From the first line of the data below through the line holding "---- CaO–SiO2 phase", output each line exactly and leave the pictures out.

Material

-*-*-

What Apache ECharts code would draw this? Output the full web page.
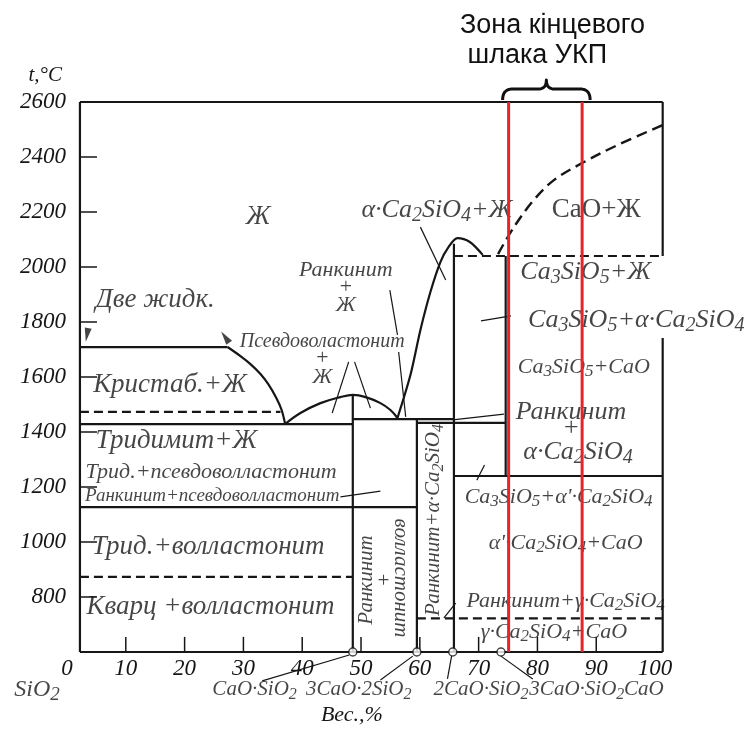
<!DOCTYPE html>
<html>
<head>
<meta charset="utf-8">
<script src="https://cdn.jsdelivr.net/npm/echarts@6/dist/echarts.min.js"></script>
<style>
  html, body { margin: 0; padding: 0; background: #fff; }
  #chart { width: 753px; height: 736px; }
</style>
</head>
<body>
<div id="chart"></div>
<script>
// ---- CaO–SiO2 phase diagram: composition in wt.% CaO, temperature in °C ----

const compTicks = [10, 20, 30, 40, 50, 60, 70, 80, 90];
const tempTicks = [800, 1000, 1200, 1400, 1600, 1800, 2000, 2200, 2400];

// outer frame of the diagram
const frameLeft = 2.2;
const frameRight = 101.3;
const tBottom = 600;
const tTop = 2600;

// compound compositions (wt.% CaO): CaO·SiO2, 3CaO·2SiO2, 2CaO·SiO2, 3CaO·SiO2
const compoundMarks = [48.6, 59.5, 65.6, 73.8];

// liquidus curves
const silicaLiquidus = [[27.3, 1709], [29.5, 1676], [31.2, 1647], [32.9, 1611], [34.2, 1575], [35.6, 1524], [36.5, 1480], [37.1, 1429]];
const wollastoniteDome = [[37.1, 1429], [39.7, 1469], [43.1, 1505], [46.5, 1527], [48.6, 1535], [50.8, 1527], [53.3, 1505], [55.0, 1480], [56.2, 1451]];
const dicalciumLiquidus = [[56.2, 1451], [58.4, 1607], [60.1, 1771], [61.8, 1909], [63.5, 2018], [64.9, 2073], [66.4, 2105], [68.5, 2091], [70.7, 2044]];
const limeLiquidus = [[73.3, 2047], [76.0, 2145], [79.4, 2244], [82.8, 2316], [87.6, 2378], [93.7, 2444], [101.3, 2516]];

// solid boundaries (isotherms and compound lines)
const solidLines = [
  [[frameLeft, 1709], [27.3, 1709]],
  [[frameLeft, 1429], [48.6, 1429]],
  [[48.6, 1535], [48.6, 600]],
  [[48.6, 1447], [65.8, 1447]],
  [[59.5, 1447], [59.5, 600]],
  [[59.5, 1433], [74.6, 1433]],
  [[65.8, 2085], [65.8, 600]],
  [[74.6, 2040], [74.6, 1240]],
  [[65.8, 1240], [frameRight, 1240]],
  [[frameLeft, 1127], [59.5, 1127]]
];

// polymorphic transitions (dashed)
const dashedLines = [
  [[frameLeft, 1473], [36.3, 1473]],
  [[frameLeft, 873], [48.6, 873]],
  [[59.5, 722], [frameRight, 722]],
  [[65.8, 2040], [frameRight, 2040]]
];

// frame sides
const frameLines = [
  [[frameLeft, tBottom], [frameLeft, tTop]],
  [[frameLeft, tTop], [frameRight, tTop]],
  [[frameLeft, tBottom], [frameRight, tBottom]],
  [[frameRight, tTop], [frameRight, 2040]],
  [[frameRight, 1742], [frameRight, tBottom]]
];

// label pointer lines
const pointerLines = [
  [[60.1, 2145], [64.4, 1953]],
  [[54.9, 1916], [56.2, 1753]],
  [[56.4, 1691], [57.6, 1455]],
  [[47.9, 1655], [45.1, 1469]],
  [[48.9, 1655], [51.6, 1487]],
  [[70.4, 1804], [75.5, 1822]],
  [[65.6, 1444], [74.3, 1465]],
  [[46.5, 1164], [53.3, 1185]],
  [[66.1, 778], [64.1, 724]],
  [[69.7, 1225], [71.0, 1280]],
  [[33.2, 495], [48.0, 589]],
  [[53.3, 498], [58.8, 585]],
  [[64.7, 502], [65.4, 585]],
  [[79.2, 502], [73.8, 585]]
];

// end-slag zone of the converter (wt.% CaO)
const slagZone = [75.1, 87.6];

// field labels: [text, wt.% CaO, °C]; "_n" marks a subscript
const phaseFieldLabels = [
  ['Ж', 32.5, 2182],
  ['Две жидк.', 15.0, 1880],
  ['Кристаб.+Ж', 17.5, 1571],
  ['Тридимит+Ж', 18.6, 1367],
  ['Трид.+волластонит', 24.0, 982],
  ['Кварц +волластонит', 24.4, 764]
];
const limeSideLabels = [
  ['α·Ca_2SiO_4+Ж', 62.9, 2207],
  ['Ca_3SiO_5+Ж', 88.2, 1982],
  ['Ca_3SiO_5+α·Ca_2SiO_4', 96.8, 1807],
  ['Ранкинит', 85.7, 1473],
  ['+', 85.7, 1415],
  ['α·Ca_2SiO_4', 86.9, 1327]
];
const liquidFieldLabels = [
  ['Ранкинит', 47.4, 1989],
  ['+', 47.4, 1927],
  ['Ж', 47.4, 1862],
  ['+', 43.4, 1669],
  ['Ж', 43.4, 1600]
];
const subsolidusLabels = [
  ['Ca_3SiO_5+CaO', 87.9, 1636],
  ['Трид.+псевдоволластонит', 24.5, 1255],
  ['Ca_3SiO_5+α\'·Ca_2SiO_4', 83.6, 1164],
  ['α\'·Ca_2SiO_4+CaO', 84.8, 996],
  ['γ·Ca_2SiO_4+CaO', 82.8, 673],
  ['Ранкинит+γ·Ca_2SiO_4', 84.8, 785]
];
const pseudoLabels = [
  ['Псевдоволастонит', 43.4, 1727]
];
const rankinitePseudoLabels = [
  ['Ранкинит+псевдоволластонит', 24.7, 1167]
];
const uprightLabels = [
  ['CaO+Ж', 90.0, 2207]
];
// vertical labels: [text, wt.% CaO, °C, rotation]
const verticalLabels = [
  ['Ранкинит', 50.9, 862, 90],
  ['+', 53.8, 855, 0],
  ['волластонит', 56.7, 869, -90],
  ['Ранкинит+α·Ca_2SiO_4', 62.4, 1080, 90]
];
// captions under the composition axis
const compoundCaptions = [
  ['CaO·SiO_2', 31.9, 462],
  ['3CaO·2SiO_2', 49.6, 462],
  ['2CaO·SiO_2', 70.4, 462],
  ['3CaO·SiO_2', 86.7, 462],
  ['CaO', 98.1, 462]
];
const oxideCaptions = [
  ['SiO_2', -5.1, 462]
];
// small arrowheads on the monotectic line
const arrowMarks = [[3.4, 1753, 170], [26.9, 1745, 35]];

// ---------------------------------------------------------------------------
const INK = '#161616';
const SERIF = 'Liberation Serif';

function toRich(t) {
  return t.replace(/_(\d)/g, '{s|$1}');
}

function lineSeries(points, width, type, smooth, z) {
  return {
    type: 'line', data: points, symbol: 'none', showSymbol: false,
    clip: false, silent: true, animation: false, smooth: smooth || false,
    lineStyle: { color: INK, width: width, type: type || 'solid' },
    z: z || 2
  };
}

function labelSeries(list, size, italic) {
  const subSize = Math.round(size * 0.78);
  return {
    type: 'scatter', symbolSize: 0, clip: false, silent: true, animation: false, z: 3,
    data: list.map(function (it) {
      return {
        value: [it[1], it[2]],
        label: {
          show: true, position: 'inside',
          rotate: it[3] || 0,
          formatter: function () { return toRich(it[0]); },
          fontFamily: SERIF, fontStyle: italic ? 'italic' : 'normal',
          fontSize: size, color: INK,
          rich: {
            s: {
              fontFamily: SERIF, fontStyle: italic ? 'italic' : 'normal',
              fontSize: subSize, color: INK,
              padding: [Math.round(size * 0.42), 0, 0, 0]
            }
          }
        }
      };
    })
  };
}

const series = [];
frameLines.forEach(function (s) { series.push(lineSeries(s, 2.2)); });
solidLines.forEach(function (s) { series.push(lineSeries(s, 2.2)); });
dashedLines.forEach(function (s) { series.push(lineSeries(s, 2.2, [9, 5])); });
series.push(lineSeries(silicaLiquidus, 2.2, 'solid', 0.3));
series.push(lineSeries(wollastoniteDome, 2.2, 'solid', 0.4));
series.push(lineSeries(dicalciumLiquidus, 2.2, 'solid', 0.3));
series.push(lineSeries(limeLiquidus, 2.4, [11, 6], 0.35));
pointerLines.forEach(function (s) { series.push(lineSeries(s, 1.2)); });

// axis ticks drawn inside the frame
tempTicks.forEach(function (t) { series.push(lineSeries([[frameLeft, t], [5.1, t]], 1.5)); });
compTicks.forEach(function (c) { series.push(lineSeries([[c, tBottom], [c, 655]], 1.5)); });

// compound markers on the composition axis
series.push({
  type: 'scatter', clip: false, silent: true, animation: false, z: 4,
  symbol: 'circle', symbolSize: 8,
  itemStyle: { color: '#fff', borderColor: INK, borderWidth: 1.5 },
  data: compoundMarks.map(function (c) { return [c, tBottom]; })
});

// arrowheads
series.push({
  type: 'scatter', clip: false, silent: true, animation: false, z: 4,
  symbol: 'triangle', symbolSize: [7, 14],
  itemStyle: { color: INK },
  data: arrowMarks.map(function (a) { return { value: [a[0], a[1]], symbolRotate: a[2] }; })
});

series.push(labelSeries(phaseFieldLabels, 27, true));
series.push(labelSeries(limeSideLabels, 26, true));
series.push(labelSeries(liquidFieldLabels, 22, true));
series.push(labelSeries(subsolidusLabels, 22, true));
series.push(labelSeries(pseudoLabels, 20, true));
series.push(labelSeries(rankinitePseudoLabels, 19, true));
series.push(labelSeries(uprightLabels, 27, false));
series.push(labelSeries(verticalLabels, 21, true));
series.push(labelSeries(compoundCaptions, 21, true));
series.push(labelSeries(oxideCaptions, 24, true));

// red boundaries of the end-slag zone
slagZone.forEach(function (c) {
  series.push({
    type: 'line', data: [[c, tBottom], [c, tTop]], symbol: 'none', clip: false,
    silent: true, animation: false, z: 10,
    lineStyle: { color: '#e3262b', width: 3 }
  });
});

const chart = echarts.init(document.getElementById('chart'), null, { renderer: 'canvas' });

chart.setOption({
  backgroundColor: '#fff',
  animation: false,
  title: {
    text: 'Зона кінцевого\n шлака УКП',
    left: 455, top: 6,
    textStyle: { fontFamily: 'Liberation Sans', fontSize: 27, fontWeight: 'normal', color: '#111', lineHeight: 30 }
  },
  grid: { left: 67, right: 86.2, top: 102, bottom: 84, containLabel: false, outerBoundsMode: 'none' },
  xAxis: {
    type: 'value', min: 0, max: 102, interval: 10,
    axisLine: { show: false }, axisTick: { show: false }, splitLine: { show: false },
    axisLabel: {
      fontFamily: SERIF, fontStyle: 'italic', fontSize: 23, color: INK, margin: 5,
      formatter: function (v) { return v % 10 === 0 ? String(v) : ''; }
    },
    name: 'Вес.,%', nameLocation: 'middle', nameGap: 52,
    nameTextStyle: { fontFamily: SERIF, fontStyle: 'italic', fontSize: 22, color: INK, padding: [0, 30, 0, 0] }
  },
  yAxis: {
    type: 'value', min: tBottom, max: tTop, interval: 200,
    axisLine: { show: false }, axisTick: { show: false }, splitLine: { show: false },
    axisLabel: {
      fontFamily: SERIF, fontStyle: 'italic', fontSize: 23, color: INK, margin: 1,
      formatter: function (v) { return v === tBottom ? '' : String(v); }
    },
    name: 't,°C', nameLocation: 'end', nameGap: 16,
    nameTextStyle: { fontFamily: SERIF, fontStyle: 'italic', fontSize: 21, color: INK, align: 'right', padding: [0, 5, 0, 0] }
  },
  series: series
});

// curly brace over the end-slag zone, sampled from quadratic curves
const pL = chart.convertToPixel({ gridIndex: 0 }, [slagZone[0], tTop]);
const pR = chart.convertToPixel({ gridIndex: 0 }, [slagZone[1], tTop]);
const xL = pL[0] - 6, xR = pR[0] + 8, xm = (xL + xR) / 2;
const yb = pL[1] - 2, yh = pL[1] - 13, yp = pL[1] - 22;

function quad(p0, c, p1, out) {
  for (let i = 0; i <= 10; i++) {
    const t = i / 10, u = 1 - t;
    out.push([u * u * p0[0] + 2 * u * t * c[0] + t * t * p1[0], u * u * p0[1] + 2 * u * t * c[1] + t * t * p1[1]]);
  }
}
const bracePts = [];
quad([xL, yb], [xL, yh], [xL + 10, yh], bracePts);
quad([xm - 8, yh], [xm, yh], [xm, yp], bracePts);
quad([xm, yp], [xm, yh], [xm + 8, yh], bracePts);
quad([xR - 10, yh], [xR, yh], [xR, yb], bracePts);

chart.setOption({
  graphic: [{
    type: 'polyline', silent: true,
    shape: { points: bracePts },
    style: { fill: null, stroke: '#111', lineWidth: 3, lineJoin: 'round' }
  }]
});
</script>
</body>
</html>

-*-*-

Written answer
What Apache ECharts code would draw this? Output the full web page.
<!DOCTYPE html>
<html>
<head>
<meta charset="utf-8">
<script src="https://cdn.jsdelivr.net/npm/echarts@6/dist/echarts.min.js"></script>
<style>
  html, body { margin: 0; padding: 0; background: #fff; }
  #chart { width: 753px; height: 736px; }
</style>
</head>
<body>
<div id="chart"></div>
<script>
// ---- CaO–SiO2 phase diagram: composition in wt.% CaO, temperature in °C ----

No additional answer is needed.